Ernest Hemingway did more to change the style of English prose than any other writer in the twentieth century, and for his efforts he was awarded the Nobel Prize in 1954. Hemingway wrote in short, declarative sentences and was known for his tough, terse prose. His main protagonists were always men and women of courage and conviction, who suffered unseen scars, both physical and emotional.

Hemingway was born July 21, 1899, in Oak Park, Illinois. After graduation from high school, he moved to Kansas City, Missouri, where he worked briefly for the Kansas City Star. Failing to qualify for the United States Army because of poor eyesight, he enlisted with the American Red Cross to drive ambulances in Italy. He was severely wounded on the Austrian front on July 9, 1918. Following recuperation in a Milan hospital, he returned home and became a freelance writer for the Toronto Star.

In December of 1921, he sailed to France and joined an expatriate community of writers and artists in Paris while continuing to write for the Toronto Star.
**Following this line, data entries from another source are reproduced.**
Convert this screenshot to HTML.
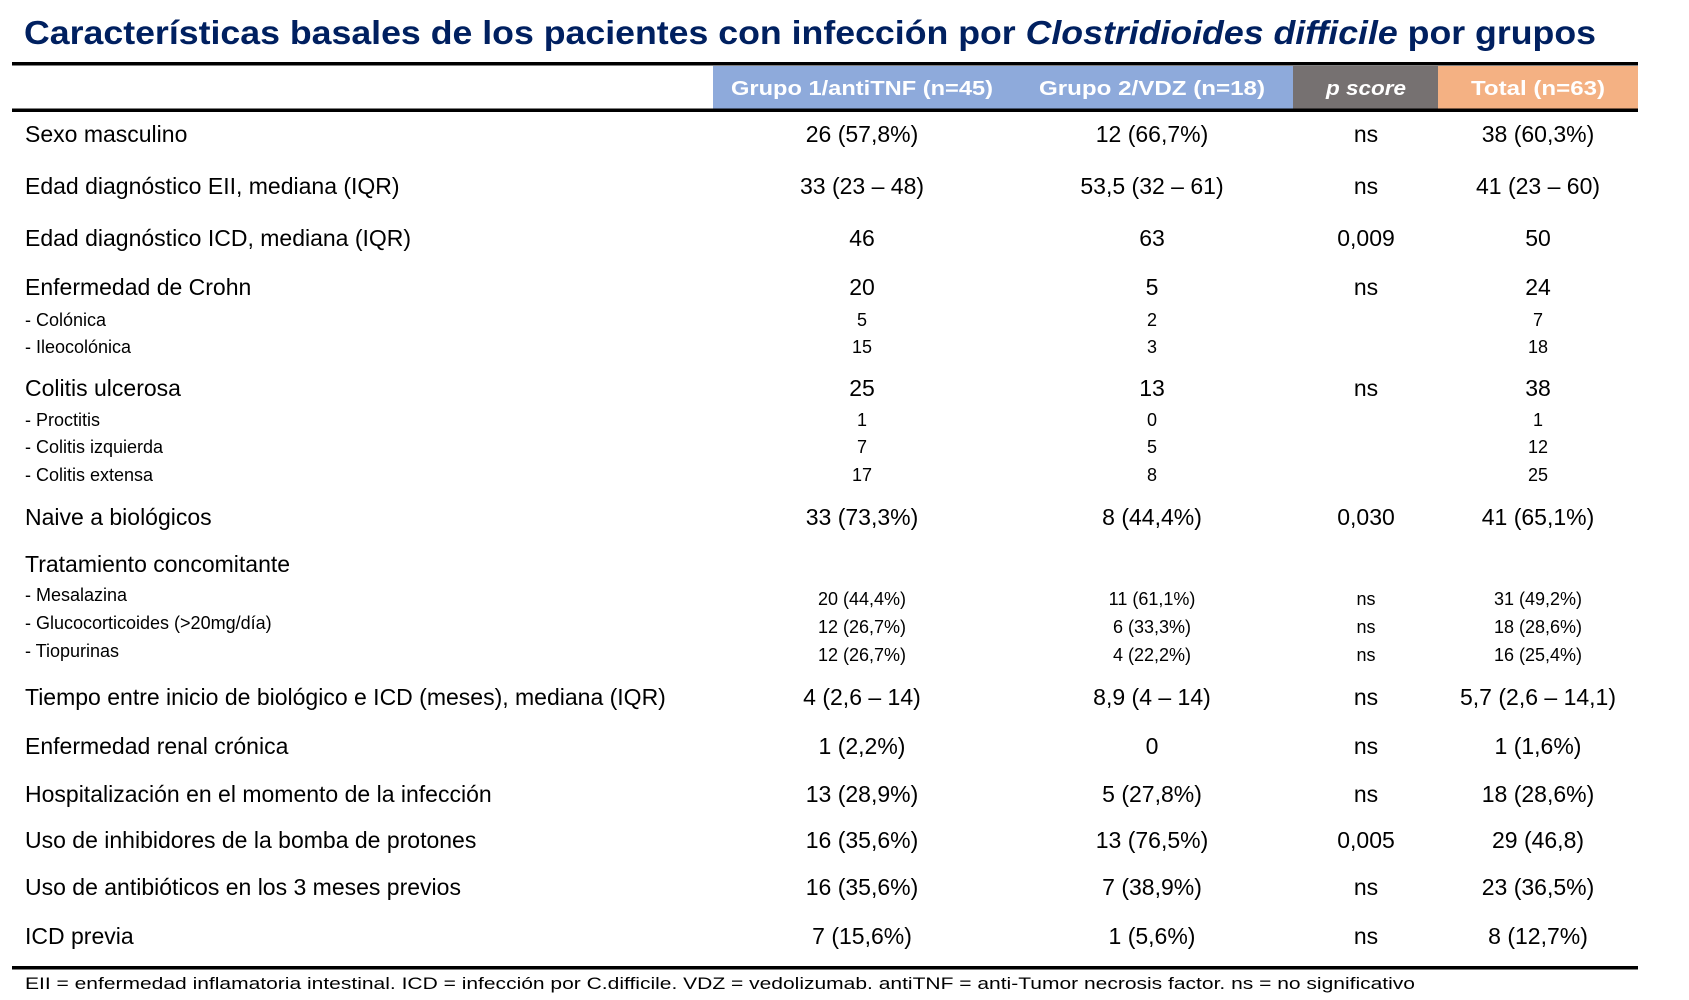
<!DOCTYPE html>
<html><head><meta charset="utf-8"><style>
html,body{margin:0;padding:0;background:#fff;}
svg{display:block;font-family:"Liberation Sans",sans-serif;}
</style></head><body>
<svg width="1689" height="1000" viewBox="0 0 1689 1000">
<text x="24" y="44" font-size="33" font-weight="bold" fill="#002060" textLength="1572" lengthAdjust="spacingAndGlyphs">Características basales de los pacientes con infección por <tspan font-style="italic">Clostridioides difficile</tspan> por grupos</text>
<rect x="12" y="62" width="1626" height="3.5" fill="#000"/>
<rect x="713" y="66" width="291" height="43" fill="#8eaadb"/>
<rect x="1004" y="66" width="289" height="43" fill="#8eaadb"/>
<rect x="1293" y="66" width="145" height="43" fill="#767171"/>
<rect x="1438" y="66" width="200" height="43" fill="#f4b183"/>
<g font-size="20" font-weight="bold" fill="#fff" text-anchor="middle">
<text x="862" y="95" textLength="262" lengthAdjust="spacingAndGlyphs">Grupo 1/antiTNF (n=45)</text>
<text x="1152" y="95" textLength="226" lengthAdjust="spacingAndGlyphs">Grupo 2/VDZ (n=18)</text>
<text x="1366" y="95" font-style="italic" textLength="80" lengthAdjust="spacingAndGlyphs">p score</text>
<text x="1538" y="95" textLength="134" lengthAdjust="spacingAndGlyphs">Total (n=63)</text>
</g>
<rect x="12" y="108.5" width="1626" height="3.5" fill="#000"/>
<g id="rows" fill="#000"></g>
<rect x="12" y="966" width="1626" height="3.5" fill="#000"/>
<text x="25" y="989" font-size="17" textLength="1390" lengthAdjust="spacingAndGlyphs">EII = enfermedad inflamatoria intestinal. ICD = infección por C.difficile. VDZ = vedolizumab. antiTNF = anti-Tumor necrosis factor. ns = no significativo</text>
</svg>
<script>
const labels=[
["Sexo masculino",134,0],["Edad diagnóstico EII, mediana (IQR)",186,0],["Edad diagnóstico ICD, mediana (IQR)",238,0],
["Enfermedad de Crohn",287,0],["- Colónica",318,1],["- Ileocolónica",345,1],
["Colitis ulcerosa",388,0],["- Proctitis",418,1],["- Colitis izquierda",445,1],["- Colitis extensa",473,1],
["Naive a biológicos",517,0],["Tratamiento concomitante",564,0],["- Mesalazina",593,1],["- Glucocorticoides (>20mg/día)",621,1],["- Tiopurinas",649,1],
["Tiempo entre inicio de biológico e ICD (meses), mediana (IQR)",697,0],["Enfermedad renal crónica",746,0],
["Hospitalización en el momento de la infección",794,0],["Uso de inhibidores de la bomba de protones",840,0],
["Uso de antibióticos en los 3 meses previos",887,0],["ICD previa",936,0]];
const rowValues=[
[134,0,"26 (57,8%)","12 (66,7%)","ns","38 (60,3%)"],
[186,0,"33 (23 – 48)","53,5 (32 – 61)","ns","41 (23 – 60)"],
[238,0,"46","63","0,009","50"],
[287,0,"20","5","ns","24"],[318,1,"5","2","","7"],[345,1,"15","3","","18"],
[388,0,"25","13","ns","38"],[418,1,"1","0","","1"],[445,1,"7","5","","12"],[473,1,"17","8","","25"],
[517,0,"33 (73,3%)","8 (44,4%)","0,030","41 (65,1%)"],
[597,1,"20 (44,4%)","11 (61,1%)","ns","31 (49,2%)"],
[625,1,"12 (26,7%)","6 (33,3%)","ns","18 (28,6%)"],
[653,1,"12 (26,7%)","4 (22,2%)","ns","16 (25,4%)"],
[697,0,"4 (2,6 – 14)","8,9 (4 – 14)","ns","5,7 (2,6 – 14,1)"],
[746,0,"1 (2,2%)","0","ns","1 (1,6%)"],
[794,0,"13 (28,9%)","5 (27,8%)","ns","18 (28,6%)"],
[840,0,"16 (35,6%)","13 (76,5%)","0,005","29 (46,8)"],
[887,0,"16 (35,6%)","7 (38,9%)","ns","23 (36,5%)"],
[936,0,"7 (15,6%)","1 (5,6%)","ns","8 (12,7%)"]];
const colX=[862,1152,1366,1538];
const g=document.getElementById('rows');
const NS="http://www.w3.org/2000/svg";
function mk(x,y,s,small,anchor){
 const t=document.createElementNS(NS,'text');
 t.setAttribute('x',x);t.setAttribute('y',y+8);
 t.setAttribute('font-size',small?18:23);
 if(anchor)t.setAttribute('text-anchor','middle');
 t.textContent=s;g.appendChild(t);return t;
}
labels.forEach(l=>{
 const t=mk(25,l[1],l[0],l[2],false);
 
 
});
rowValues.forEach(r=>{
 for(let i=0;i<4;i++){ if(!r[2+i])continue;
  const t=mk(colX[i],r[0],r[2+i],r[1],true);
  
  
 }
});
</script>
</body></html>
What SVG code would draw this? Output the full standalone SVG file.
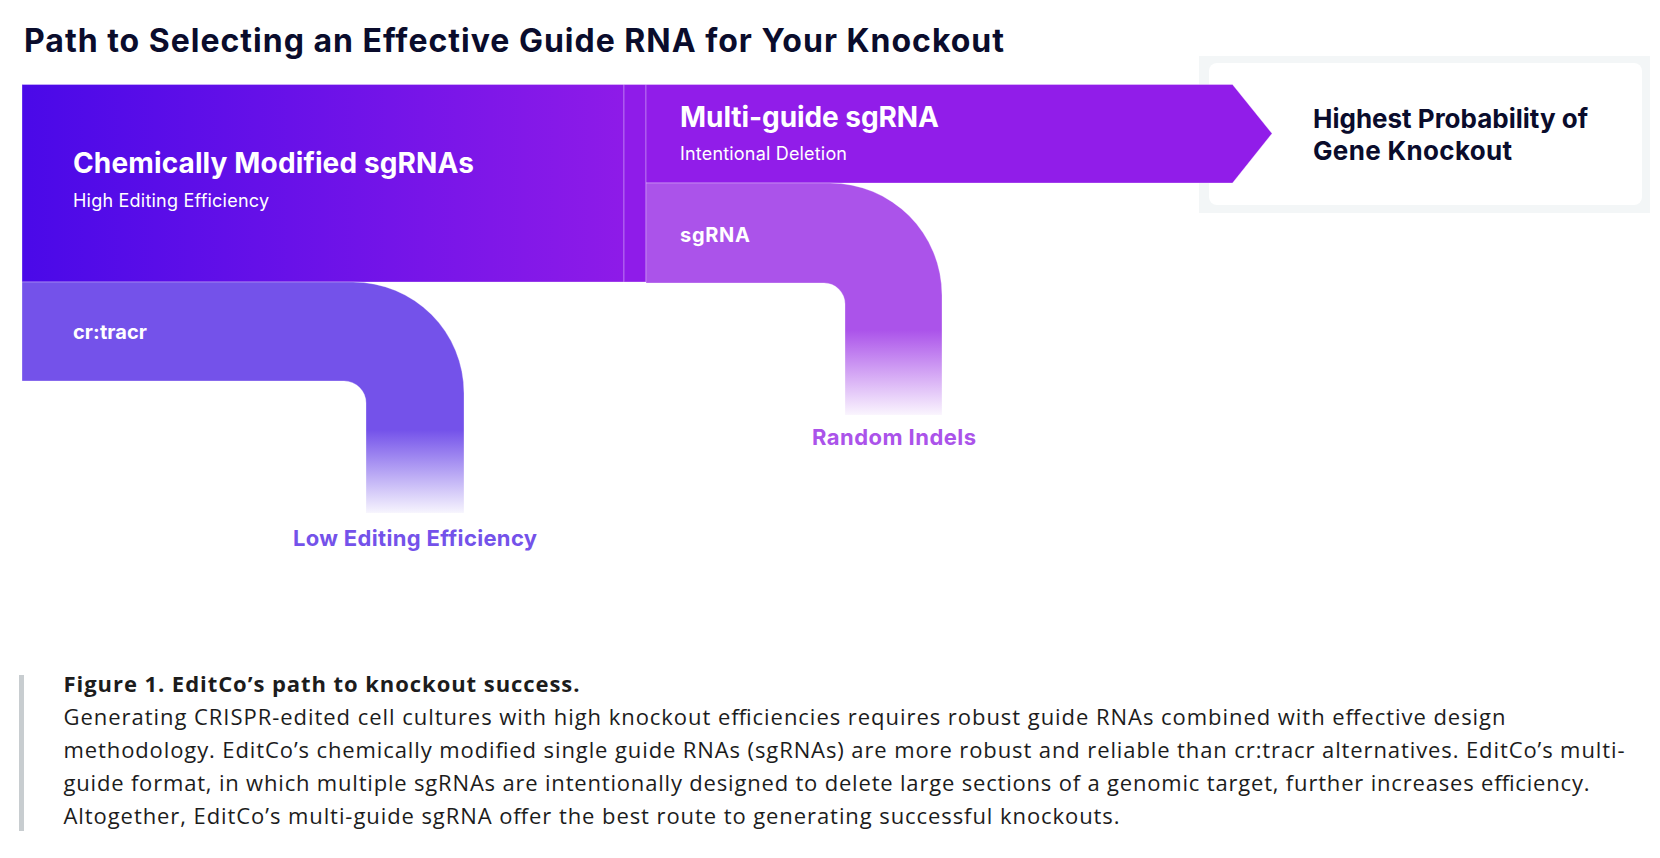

He began his fiction career with "little magazines" and small presses, which led to a volume of short stories, In Our Time (1925).

Then, as a novelist, he gained international fame: The Sun Also Rises (1926) and A Farewell to Arms (1929) established Hemingway as the most important and influential fiction writer of his generation. He covered the Spanish Civil War, portraying it in fiction in his brilliant novel For Whom the Bell Tolls, (1940), which continued to affirm his extraordinary career. He subsequently covered World War II.

Hemingway's highly publicized life gave him unrivaled celebrity as a literary figure. He became an authority on the subjects of his art: trout fishing, bullfighting, big-game hunting, and deep-sea fishing, and the cultures of the regions in which he set his work—France, Italy, Spain, Cuba, and Africa.

The Old Man and the Sea (1952) earned him the Pulitzer Prize and was instrumental in his being awarded the Nobel Prize in 1954. Hemingway died in Ketchum, Idaho, on July 2, 1961. (Adapted from the publisher.)